From this I'd derived that, as long as they're not based on concealment, different kinds of miss chance would apply separately (and accordingly, rolled separately). Blink, Displacement, Entropic Shield (for ranged attacks) and Incorporeality are the ones I can think of, and would all apply at the same time, separately from each other, creating multiple opportunities to fail a roll.
However, the Rules Compendium has a drastic stance on the matter, to the point of being retarded:
RulesCompendium said:
Multiple concealment conditions don't stack. If a creature receives miss chances from multiple sources, such as from being incorporeal and having concealment, only the highest miss chance applies.

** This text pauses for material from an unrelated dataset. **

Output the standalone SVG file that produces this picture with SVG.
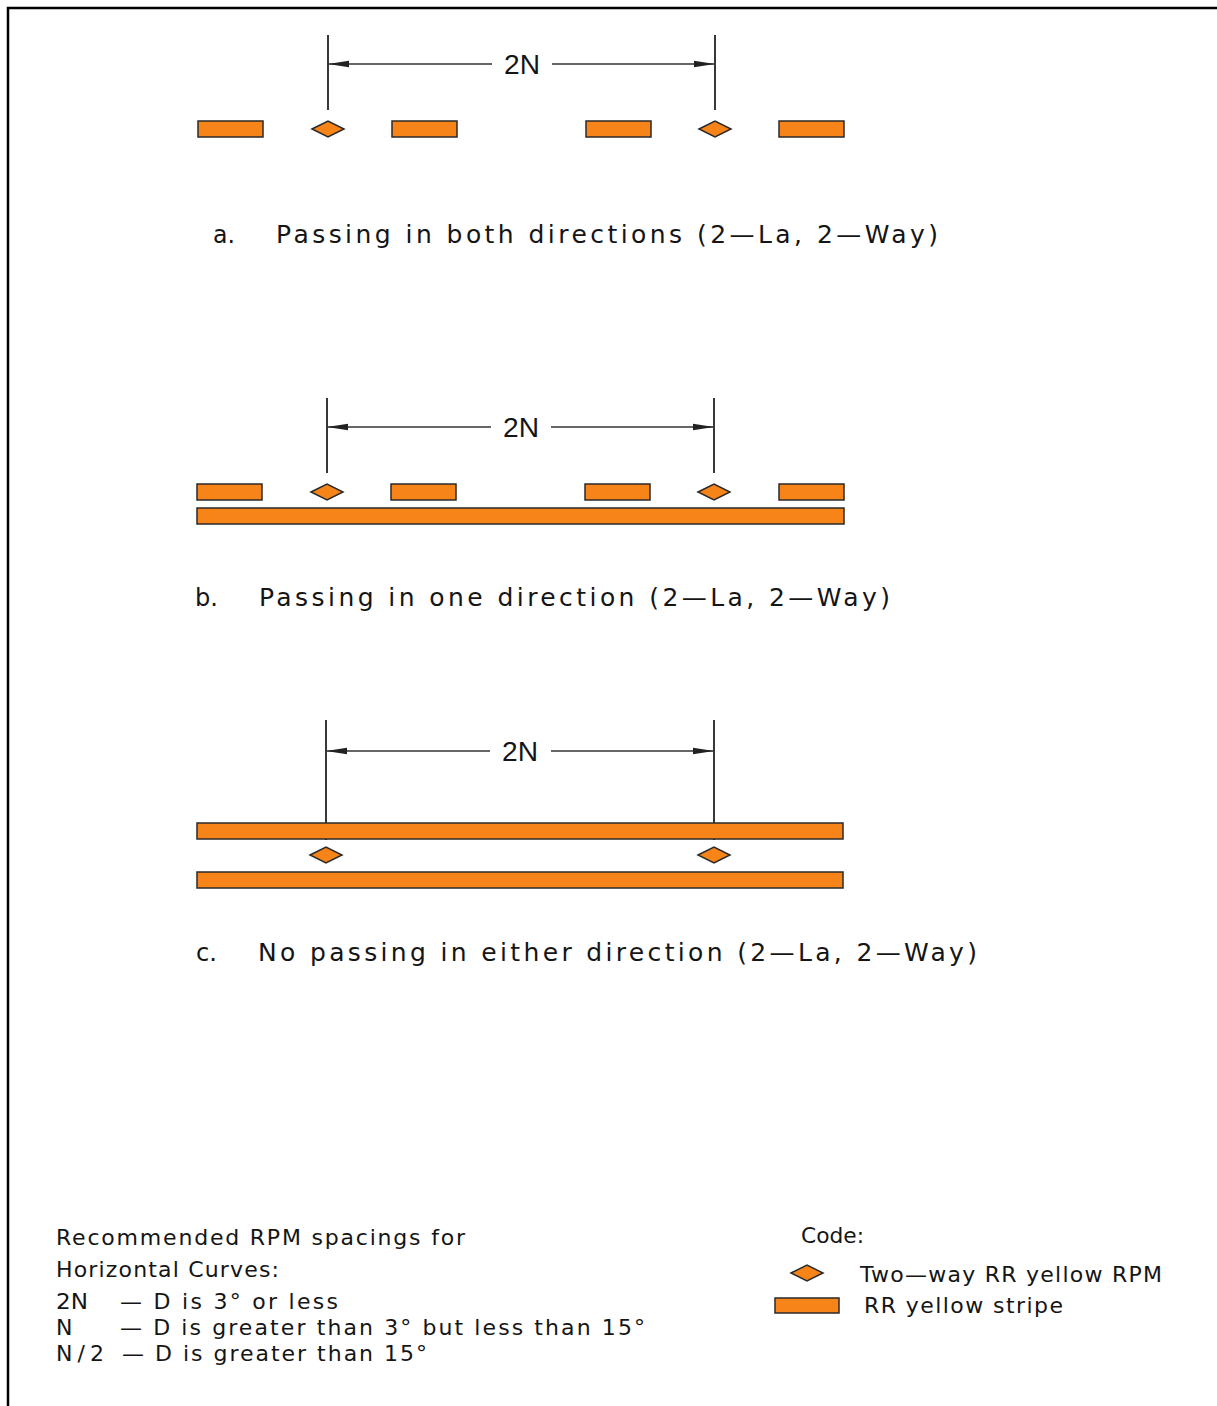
<svg xmlns="http://www.w3.org/2000/svg" width="1217" height="1406" viewBox="0 0 1217 1406">
<style>
.frame{stroke:#000;stroke-width:2.5;fill:none}
.bar{fill:#F68419;stroke:#2a2a2a;stroke-width:1.5}
.rpm{fill:#F68419;stroke:#2a2a2a;stroke-width:1.5;stroke-linejoin:miter}
.ext{stroke:#222;stroke-width:1.8}
.dim{stroke:#333;stroke-width:1.4;fill:none}
.lbl{font-family:"DejaVu Sans","Liberation Sans",sans-serif;font-size:25px;fill:#151515}
.dl{font-family:"Liberation Sans",Arial,sans-serif;font-size:27px;fill:#151515}
.leg{font-family:"DejaVu Sans","Liberation Sans",sans-serif;font-size:22px;fill:#151515}
</style>
<defs>
<marker id="arrS" markerUnits="userSpaceOnUse" markerWidth="24" markerHeight="10" refX="0" refY="5" orient="auto" viewBox="0 0 24 10">
<path d="M0,5 L21,1.8 L21,8.2 Z" fill="#222"/>
</marker>
<marker id="arrE" markerUnits="userSpaceOnUse" markerWidth="24" markerHeight="10" refX="21" refY="5" orient="auto" viewBox="0 0 24 10">
<path d="M21,5 L0,1.8 L0,8.2 Z" fill="#222"/>
</marker>
<polygon id="dia" points="-16,0 0,-8 16,0 0,8"/>
</defs>
<rect width="1217" height="1406" fill="#fff"/>
<g id="frame">
<path class="frame" d="M8,1406 V8 H1217"/>
</g>

<g id="connectors">
<line class="ext" x1="328" y1="35" x2="328" y2="110"/>
<line class="ext" x1="715" y1="35" x2="715" y2="110"/>
<line class="dim" x1="328" y1="64" x2="492" y2="64" marker-start="url(#arrS)"/>
<line class="dim" x1="552" y1="64" x2="715" y2="64" marker-end="url(#arrE)"/>

<line class="ext" x1="327" y1="398" x2="327" y2="473"/>
<line class="ext" x1="714" y1="398" x2="714" y2="473"/>
<line class="dim" x1="327" y1="427" x2="491" y2="427" marker-start="url(#arrS)"/>
<line class="dim" x1="551" y1="427" x2="714" y2="427" marker-end="url(#arrE)"/>

<line class="ext" x1="326" y1="720" x2="326" y2="840"/>
<line class="ext" x1="714" y1="720" x2="714" y2="840"/>
<line class="dim" x1="326" y1="751" x2="490" y2="751" marker-start="url(#arrS)"/>
<line class="dim" x1="551" y1="751" x2="714" y2="751" marker-end="url(#arrE)"/>
</g>

<g id="diagram-a">
<rect class="bar" x="198" y="121" width="65" height="16"/>
<rect class="bar" x="392" y="121" width="65" height="16"/>
<rect class="bar" x="586" y="121" width="65" height="16"/>
<rect class="bar" x="779" y="121" width="65" height="16"/>
<use href="#dia" class="rpm" x="328" y="129"/>
<use href="#dia" class="rpm" x="715" y="129"/>
<text class="dl" x="504" y="74" textLength="36" lengthAdjust="spacingAndGlyphs">2N</text>
<text class="lbl" x="213" y="243" textLength="22" lengthAdjust="spacingAndGlyphs">a.</text>
<text class="lbl" x="276" y="243" textLength="662" lengthAdjust="spacing">Passing in both directions (2—La, 2—Way)</text>
</g>

<g id="diagram-b">
<rect class="bar" x="197" y="484" width="65" height="16"/>
<rect class="bar" x="391" y="484" width="65" height="16"/>
<rect class="bar" x="585" y="484" width="65" height="16"/>
<rect class="bar" x="779" y="484" width="65" height="16"/>
<rect class="bar" x="197" y="508" width="647" height="16"/>
<use href="#dia" class="rpm" x="327" y="492"/>
<use href="#dia" class="rpm" x="714" y="492"/>
<text class="dl" x="503" y="437" textLength="36" lengthAdjust="spacingAndGlyphs">2N</text>
<text class="lbl" x="195" y="606" textLength="23" lengthAdjust="spacingAndGlyphs">b.</text>
<text class="lbl" x="259" y="606" textLength="631" lengthAdjust="spacing">Passing in one direction (2—La, 2—Way)</text>
</g>

<g id="diagram-c">
<rect class="bar" x="197" y="823" width="646" height="16"/>
<rect class="bar" x="197" y="872" width="646" height="16"/>
<use href="#dia" class="rpm" x="326" y="855"/>
<use href="#dia" class="rpm" x="714" y="855"/>
<text class="dl" x="502" y="761" textLength="36" lengthAdjust="spacingAndGlyphs">2N</text>
<text class="lbl" x="196" y="961" textLength="21" lengthAdjust="spacingAndGlyphs">c.</text>
<text class="lbl" x="258" y="961" textLength="719" lengthAdjust="spacing">No passing in either direction (2—La, 2—Way)</text>
</g>

<g id="notes">
<text class="leg" x="56" y="1245" textLength="409" lengthAdjust="spacing">Recommended RPM spacings for</text>
<text class="leg" x="56" y="1277" textLength="223" lengthAdjust="spacing">Horizontal Curves:</text>
<text class="leg" x="56" y="1309" textLength="32" lengthAdjust="spacingAndGlyphs">2N</text>
<text class="leg" x="120" y="1309" textLength="218" lengthAdjust="spacing">— D is 3° or less</text>
<text class="leg" x="56" y="1335">N</text>
<text class="leg" x="120" y="1335" textLength="525" lengthAdjust="spacing">— D is greater than 3° but less than 15°</text>
<text class="leg" x="56" y="1361" textLength="48" lengthAdjust="spacing">N/2</text>
<text class="leg" x="122" y="1361" textLength="305" lengthAdjust="spacing">— D is greater than 15°</text>
</g>

<g id="code-legend">
<text class="leg" x="801" y="1243" textLength="63" lengthAdjust="spacingAndGlyphs">Code:</text>
<use href="#dia" class="rpm" x="807" y="1273"/>
<text class="leg" x="860" y="1282" textLength="302" lengthAdjust="spacing">Two—way RR yellow RPM</text>
<rect class="bar" x="775" y="1298" width="64" height="15"/>
<text class="leg" x="864" y="1313" textLength="199" lengthAdjust="spacing">RR yellow stripe</text>
</g>
</svg>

The reason this is retarded is that missing a Spectre due to incorporeality is totally different from not being able to see it perfectly. It is just slightly out of phase with the material world, so it can happen that you simply encounter no resistance with your +1 Longsword, and it may
also be that,
at the same time, you can't see the Spectre very well, so you're swinging wildly and simply miss. A Ghost Touch weapon negates the incorporeality problem, but not the concealment problem. An analogous argument can be made for Blink, Displacement, Entropic Shield etc.
So
I'd rule that you
can stack the miss chance from concealment with other chances of missing outright - as long as these are not concealment-derived. However, the official rules differ on this.
For example, in my game Blur, Mirror Image, Blink, and Entropic Shield would all work, separately, against one ranged attack. The attacker would have to roll over 20% in order to not be fooled by the concealment afforded by Blur. He would have to roll again in order not to have his projectile deflected by Entropic Shield. There's another 50% chance that you happen to be blinking out of phase at the moment the projectile would strike, rolled separately again
(this chance becomes 20% if the attacker has See Invisible running, implying that Blink's effect relies partly on concealment, but we'll leave that bit out since it complicates matters even further). Finally, the attacker must roll whether he aimed at the correct 'you', due to Mirror Image.

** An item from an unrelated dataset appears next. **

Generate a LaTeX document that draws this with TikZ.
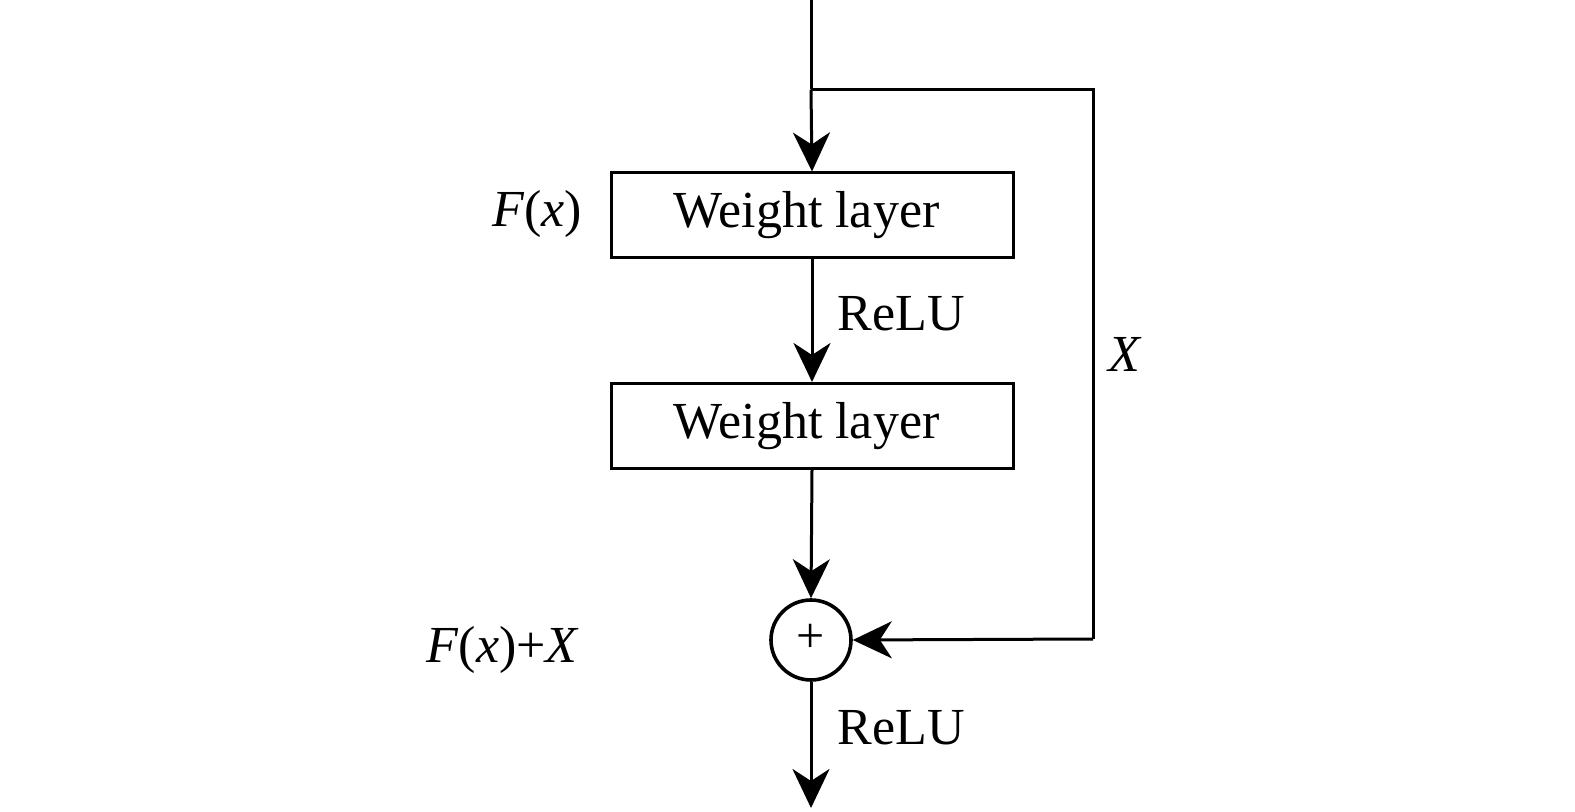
\documentclass[tikz,border=0pt]{standalone}
\usepackage{fontspec}
\setmainfont{Liberation Serif}
\usetikzlibrary{arrows.meta}
\begin{document}
\begin{tikzpicture}[x=0.5pt,y=-0.5pt,
  line width=1.5pt,
  arr/.style={-{Stealth[length=19.5pt,width=18.5pt,inset=6pt]}},
  layerbox/.style={draw,minimum width=201pt,minimum height=42.5pt,inner sep=0pt,font=\fontsize{26}{28}\selectfont},
  lbl/.style={font=\fontsize{26}{28}\selectfont,inner sep=0pt}]
\useasboundingbox (0,0) rectangle (1575,812);
\coordinate (top) at (811,0);
\coordinate (split) at (811,89.5);
\coordinate (c1) at (1093,89.5);
\coordinate (c2) at (1093,639);
\coordinate (out) at (811,808);
\node[layerbox] (w1) at (812,215.5) {Weight layer\kern5.5pt};
\node[layerbox] (w2) at (812,426) {Weight layer\kern5.5pt};
\node[draw,circle,line width=1.8pt,minimum size=40pt,inner sep=0pt] (sum) at (811,640) {};
\node[font=\fontsize{25}{26}\selectfont,inner sep=0pt] (plus) at (811,638) {+};
\draw (top) -- (split);
\draw[arr] (split) -- (w1.north);
\draw (split) -- (c1) -- (c2);
\draw[arr] (c2) -- (sum.east);
\draw[arr] (w1.south) -- (w2.north);
\draw[arr] (w2.south) -- (sum.north);
\draw[arr] (sum.south) -- (out);
\node[lbl] (fx) at (537,214) {\textit{F}(\textit{x})};
\node[lbl,anchor=west] (relu1) at (836,314) {ReLU};
\node[lbl] (xl) at (1125,354) {\textit{X}};
\node[lbl] (fxx) at (503,650) {\textit{F}(\textit{x})+\textit{X}};
\node[lbl,anchor=west] (relu2) at (836,728) {ReLU};
\end{tikzpicture}
\end{document}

You can easily stack up huge 'effective miss chances' this way.
But by the book, effects that outright grant a miss chance don't stack. Probably to save us a lot of die rolls.
Note that even after the Rules Compendium, Mirror Image goes nicely with your Displacement/Blur/Invisibility/Blink, since it only creates a (positive) chance of hitting an image instead of the caster, not a (negative) chance to miss the caster outright. The FAQ's ruling on Mirror Image still stands:
D&D 3.5 main FAQ said:
Will fog or foliage produce a miss chance for a foe that aims an attack at an image? What about magical concealment, such as a blur or displacement
spell?
If the user has concealment from her surroundings, the images have the same concealment. The images also look just like the caster, and they share purely visual effects such as the blur or displacement spell. If the mirror image user is also using either of these effects, an attack aimed at an image has the same miss chance an attack aimed at the caster has.